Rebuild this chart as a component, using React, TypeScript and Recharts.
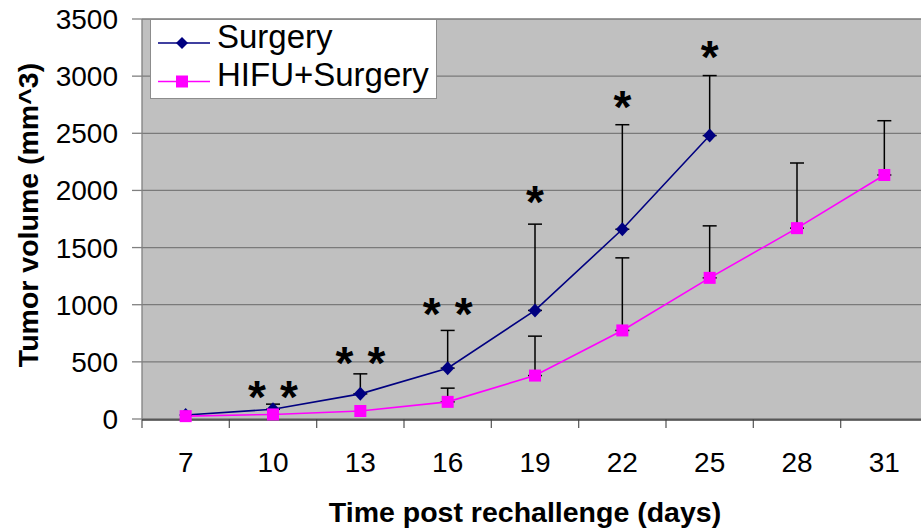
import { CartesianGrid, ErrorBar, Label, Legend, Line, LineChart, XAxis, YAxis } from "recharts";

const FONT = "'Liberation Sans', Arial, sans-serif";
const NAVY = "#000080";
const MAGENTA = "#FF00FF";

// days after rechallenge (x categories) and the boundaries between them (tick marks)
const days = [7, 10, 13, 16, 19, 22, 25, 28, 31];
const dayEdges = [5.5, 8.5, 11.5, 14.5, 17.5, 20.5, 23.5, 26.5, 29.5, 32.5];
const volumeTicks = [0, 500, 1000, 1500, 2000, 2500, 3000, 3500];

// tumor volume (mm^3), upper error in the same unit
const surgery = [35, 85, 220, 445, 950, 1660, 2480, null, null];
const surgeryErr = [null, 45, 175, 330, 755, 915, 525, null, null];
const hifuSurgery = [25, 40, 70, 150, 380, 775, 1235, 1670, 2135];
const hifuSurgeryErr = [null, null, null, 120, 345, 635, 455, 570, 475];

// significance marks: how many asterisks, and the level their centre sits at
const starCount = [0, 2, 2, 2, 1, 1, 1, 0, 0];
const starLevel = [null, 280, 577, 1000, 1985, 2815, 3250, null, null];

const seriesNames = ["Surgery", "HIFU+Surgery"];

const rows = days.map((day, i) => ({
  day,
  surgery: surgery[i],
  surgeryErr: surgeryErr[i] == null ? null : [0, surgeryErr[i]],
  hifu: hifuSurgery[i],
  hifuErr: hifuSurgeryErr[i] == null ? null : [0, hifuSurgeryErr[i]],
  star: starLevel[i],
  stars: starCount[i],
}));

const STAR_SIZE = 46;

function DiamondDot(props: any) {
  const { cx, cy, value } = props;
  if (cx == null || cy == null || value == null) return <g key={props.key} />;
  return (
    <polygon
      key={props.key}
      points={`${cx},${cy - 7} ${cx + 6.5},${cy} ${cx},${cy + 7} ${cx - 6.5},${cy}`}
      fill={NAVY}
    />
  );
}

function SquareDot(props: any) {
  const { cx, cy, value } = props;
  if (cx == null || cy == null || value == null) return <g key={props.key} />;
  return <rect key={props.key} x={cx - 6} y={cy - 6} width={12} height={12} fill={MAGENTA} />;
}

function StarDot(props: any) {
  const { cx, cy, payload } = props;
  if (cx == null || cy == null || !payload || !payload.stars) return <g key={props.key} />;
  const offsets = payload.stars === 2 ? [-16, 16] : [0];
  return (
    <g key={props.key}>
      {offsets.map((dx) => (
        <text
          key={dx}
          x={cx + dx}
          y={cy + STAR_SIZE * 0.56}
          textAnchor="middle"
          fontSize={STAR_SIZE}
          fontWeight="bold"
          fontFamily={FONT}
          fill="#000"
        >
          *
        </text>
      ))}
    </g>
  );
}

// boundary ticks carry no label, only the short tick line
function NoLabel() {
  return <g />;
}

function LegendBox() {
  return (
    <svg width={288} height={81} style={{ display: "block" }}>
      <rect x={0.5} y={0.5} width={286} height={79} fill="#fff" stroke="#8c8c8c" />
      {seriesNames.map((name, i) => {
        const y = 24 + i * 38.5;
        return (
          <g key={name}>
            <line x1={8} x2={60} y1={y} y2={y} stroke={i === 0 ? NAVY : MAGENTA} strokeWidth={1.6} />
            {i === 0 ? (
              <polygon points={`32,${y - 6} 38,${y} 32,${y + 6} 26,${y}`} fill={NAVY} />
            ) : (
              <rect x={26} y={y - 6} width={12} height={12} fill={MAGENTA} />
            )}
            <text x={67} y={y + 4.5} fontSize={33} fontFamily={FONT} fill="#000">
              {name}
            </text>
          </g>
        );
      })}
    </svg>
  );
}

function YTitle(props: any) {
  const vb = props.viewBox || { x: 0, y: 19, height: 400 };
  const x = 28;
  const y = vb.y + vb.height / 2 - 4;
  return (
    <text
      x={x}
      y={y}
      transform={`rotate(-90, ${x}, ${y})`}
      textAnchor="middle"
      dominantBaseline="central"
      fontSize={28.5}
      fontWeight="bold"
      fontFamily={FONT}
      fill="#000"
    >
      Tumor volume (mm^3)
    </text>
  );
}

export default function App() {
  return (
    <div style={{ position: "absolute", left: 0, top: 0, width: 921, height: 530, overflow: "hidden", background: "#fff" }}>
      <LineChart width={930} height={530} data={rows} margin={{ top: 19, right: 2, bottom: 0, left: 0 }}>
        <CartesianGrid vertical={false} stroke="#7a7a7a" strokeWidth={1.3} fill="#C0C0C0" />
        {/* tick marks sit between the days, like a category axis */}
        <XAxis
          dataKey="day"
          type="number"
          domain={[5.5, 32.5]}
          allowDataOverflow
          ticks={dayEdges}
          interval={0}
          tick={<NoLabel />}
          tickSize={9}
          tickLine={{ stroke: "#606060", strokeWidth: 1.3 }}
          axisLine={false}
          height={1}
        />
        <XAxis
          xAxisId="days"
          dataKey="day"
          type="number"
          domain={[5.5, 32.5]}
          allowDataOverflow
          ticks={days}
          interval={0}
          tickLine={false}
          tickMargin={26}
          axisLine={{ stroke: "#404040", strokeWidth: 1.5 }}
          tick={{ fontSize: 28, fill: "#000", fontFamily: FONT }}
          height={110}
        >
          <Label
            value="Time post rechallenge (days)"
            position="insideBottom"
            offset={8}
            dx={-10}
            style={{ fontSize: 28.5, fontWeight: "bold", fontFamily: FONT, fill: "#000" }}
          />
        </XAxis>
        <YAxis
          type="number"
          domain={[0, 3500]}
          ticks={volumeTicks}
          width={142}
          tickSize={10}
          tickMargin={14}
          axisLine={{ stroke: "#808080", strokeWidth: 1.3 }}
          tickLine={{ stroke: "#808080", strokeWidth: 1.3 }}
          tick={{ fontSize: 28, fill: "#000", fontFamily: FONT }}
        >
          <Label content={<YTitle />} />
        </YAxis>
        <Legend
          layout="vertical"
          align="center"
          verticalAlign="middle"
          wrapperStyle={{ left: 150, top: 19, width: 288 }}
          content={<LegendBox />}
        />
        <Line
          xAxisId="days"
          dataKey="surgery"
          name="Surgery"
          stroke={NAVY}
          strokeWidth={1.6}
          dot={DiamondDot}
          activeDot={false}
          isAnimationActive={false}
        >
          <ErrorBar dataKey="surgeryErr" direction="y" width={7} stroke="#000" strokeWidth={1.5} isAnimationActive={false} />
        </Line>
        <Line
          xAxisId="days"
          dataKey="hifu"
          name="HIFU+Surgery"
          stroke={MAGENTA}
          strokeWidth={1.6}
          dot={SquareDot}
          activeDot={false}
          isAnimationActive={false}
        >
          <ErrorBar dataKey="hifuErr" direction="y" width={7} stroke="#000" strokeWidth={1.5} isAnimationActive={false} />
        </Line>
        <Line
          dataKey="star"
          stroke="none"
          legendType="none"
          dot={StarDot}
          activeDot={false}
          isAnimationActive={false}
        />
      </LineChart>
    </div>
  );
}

━━━━━━━━━━━━━━━━━━━━

#### [Task details]
Copy the data word for word. Pictures do not go in the copy.

#### [Result]
Rebuild this chart as a component, using React, TypeScript and Recharts.
import { CartesianGrid, ErrorBar, Label, Legend, Line, LineChart, XAxis, YAxis } from "recharts";

const FONT = "'Liberation Sans', Arial, sans-serif";
const NAVY = "#000080";
const MAGENTA = "#FF00FF";

// days after rechallenge (x categories) and the boundaries between them (tick marks)
const days = [7, 10, 13, 16, 19, 22, 25, 28, 31];
const dayEdges = [5.5, 8.5, 11.5, 14.5, 17.5, 20.5, 23.5, 26.5, 29.5, 32.5];
const volumeTicks = [0, 500, 1000, 1500, 2000, 2500, 3000, 3500];

// tumor volume (mm^3), upper error in the same unit
const surgery = [35, 85, 220, 445, 950, 1660, 2480, null, null];
const surgeryErr = [null, 45, 175, 330, 755, 915, 525, null, null];
const hifuSurgery = [25, 40, 70, 150, 380, 775, 1235, 1670, 2135];
const hifuSurgeryErr = [null, null, null, 120, 345, 635, 455, 570, 475];

// significance marks: how many asterisks, and the level their centre sits at
const starCount = [0, 2, 2, 2, 1, 1, 1, 0, 0];
const starLevel = [null, 280, 577, 1000, 1985, 2815, 3250, null, null];

const seriesNames = ["Surgery", "HIFU+Surgery"];

const rows = days.map((day, i) => ({
  day,
  surgery: surgery[i],
  surgeryErr: surgeryErr[i] == null ? null : [0, surgeryErr[i]],
  hifu: hifuSurgery[i],
  hifuErr: hifuSurgeryErr[i] == null ? null : [0, hifuSurgeryErr[i]],
  star: starLevel[i],
  stars: starCount[i],
}));

const STAR_SIZE = 46;

function DiamondDot(props: any) {
  const { cx, cy, value } = props;
  if (cx == null || cy == null || value == null) return <g key={props.key} />;
  return (
    <polygon
      key={props.key}
      points={`${cx},${cy - 7} ${cx + 6.5},${cy} ${cx},${cy + 7} ${cx - 6.5},${cy}`}
      fill={NAVY}
    />
  );
}

function SquareDot(props: any) {
  const { cx, cy, value } = props;
  if (cx == null || cy == null || value == null) return <g key={props.key} />;
  return <rect key={props.key} x={cx - 6} y={cy - 6} width={12} height={12} fill={MAGENTA} />;
}

function StarDot(props: any) {
  const { cx, cy, payload } = props;
  if (cx == null || cy == null || !payload || !payload.stars) return <g key={props.key} />;
  const offsets = payload.stars === 2 ? [-16, 16] : [0];
  return (
    <g key={props.key}>
      {offsets.map((dx) => (
        <text
          key={dx}
          x={cx + dx}
          y={cy + STAR_SIZE * 0.56}
          textAnchor="middle"
          fontSize={STAR_SIZE}
          fontWeight="bold"
          fontFamily={FONT}
          fill="#000"
        >
          *
        </text>
      ))}
    </g>
  );
}

// boundary ticks carry no label, only the short tick line
function NoLabel() {
  return <g />;
}

function LegendBox() {
  return (
    <svg width={288} height={81} style={{ display: "block" }}>
      <rect x={0.5} y={0.5} width={286} height={79} fill="#fff" stroke="#8c8c8c" />
      {seriesNames.map((name, i) => {
        const y = 24 + i * 38.5;
        return (
          <g key={name}>
            <line x1={8} x2={60} y1={y} y2={y} stroke={i === 0 ? NAVY : MAGENTA} strokeWidth={1.6} />
            {i === 0 ? (
              <polygon points={`32,${y - 6} 38,${y} 32,${y + 6} 26,${y}`} fill={NAVY} />
            ) : (
              <rect x={26} y={y - 6} width={12} height={12} fill={MAGENTA} />
            )}
            <text x={67} y={y + 4.5} fontSize={33} fontFamily={FONT} fill="#000">
              {name}
            </text>
          </g>
        );
      })}
    </svg>
  );
}

function YTitle(props: any) {
  const vb = props.viewBox || { x: 0, y: 19, height: 400 };
  const x = 28;
  const y = vb.y + vb.height / 2 - 4;
  return (
    <text
      x={x}
      y={y}
      transform={`rotate(-90, ${x}, ${y})`}
      textAnchor="middle"
      dominantBaseline="central"
      fontSize={28.5}
      fontWeight="bold"
      fontFamily={FONT}
      fill="#000"
    >
      Tumor volume (mm^3)
    </text>
  );
}

export default function App() {
  return (
    <div style={{ position: "absolute", left: 0, top: 0, width: 921, height: 530, overflow: "hidden", background: "#fff" }}>
      <LineChart width={930} height={530} data={rows} margin={{ top: 19, right: 2, bottom: 0, left: 0 }}>
        <CartesianGrid vertical={false} stroke="#7a7a7a" strokeWidth={1.3} fill="#C0C0C0" />
        {/* tick marks sit between the days, like a category axis */}
        <XAxis
          dataKey="day"
          type="number"
          domain={[5.5, 32.5]}
          allowDataOverflow
          ticks={dayEdges}
          interval={0}
          tick={<NoLabel />}
          tickSize={9}
          tickLine={{ stroke: "#606060", strokeWidth: 1.3 }}
          axisLine={false}
          height={1}
        />
        <XAxis
          xAxisId="days"
          dataKey="day"
          type="number"
          domain={[5.5, 32.5]}
          allowDataOverflow
          ticks={days}
          interval={0}
          tickLine={false}
          tickMargin={26}
          axisLine={{ stroke: "#404040", strokeWidth: 1.5 }}
          tick={{ fontSize: 28, fill: "#000", fontFamily: FONT }}
          height={110}
        >
          <Label
            value="Time post rechallenge (days)"
            position="insideBottom"
            offset={8}
            dx={-10}
            style={{ fontSize: 28.5, fontWeight: "bold", fontFamily: FONT, fill: "#000" }}
          />
        </XAxis>
        <YAxis
          type="number"
          domain={[0, 3500]}
          ticks={volumeTicks}
          width={142}
          tickSize={10}
          tickMargin={14}
          axisLine={{ stroke: "#808080", strokeWidth: 1.3 }}
          tickLine={{ stroke: "#808080", strokeWidth: 1.3 }}
          tick={{ fontSize: 28, fill: "#000", fontFamily: FONT }}
        >
          <Label content={<YTitle />} />
        </YAxis>
        <Legend
          layout="vertical"
          align="center"
          verticalAlign="middle"
          wrapperStyle={{ left: 150, top: 19, width: 288 }}
          content={<LegendBox />}
        />
        <Line
          xAxisId="days"
          dataKey="surgery"
          name="Surgery"
          stroke={NAVY}
          strokeWidth={1.6}
          dot={DiamondDot}
          activeDot={false}
          isAnimationActive={false}
        >
          <ErrorBar dataKey="surgeryErr" direction="y" width={7} stroke="#000" strokeWidth={1.5} isAnimationActive={false} />
        </Line>
        <Line
          xAxisId="days"
          dataKey="hifu"
          name="HIFU+Surgery"
          stroke={MAGENTA}
          strokeWidth={1.6}
          dot={SquareDot}
          activeDot={false}
          isAnimationActive={false}
        >
          <ErrorBar dataKey="hifuErr" direction="y" width={7} stroke="#000" strokeWidth={1.5} isAnimationActive={false} />
        </Line>
        <Line
          dataKey="star"
          stroke="none"
          legendType="none"
          dot={StarDot}
          activeDot={false}
          isAnimationActive={false}
        />
      </LineChart>
    </div>
  );
}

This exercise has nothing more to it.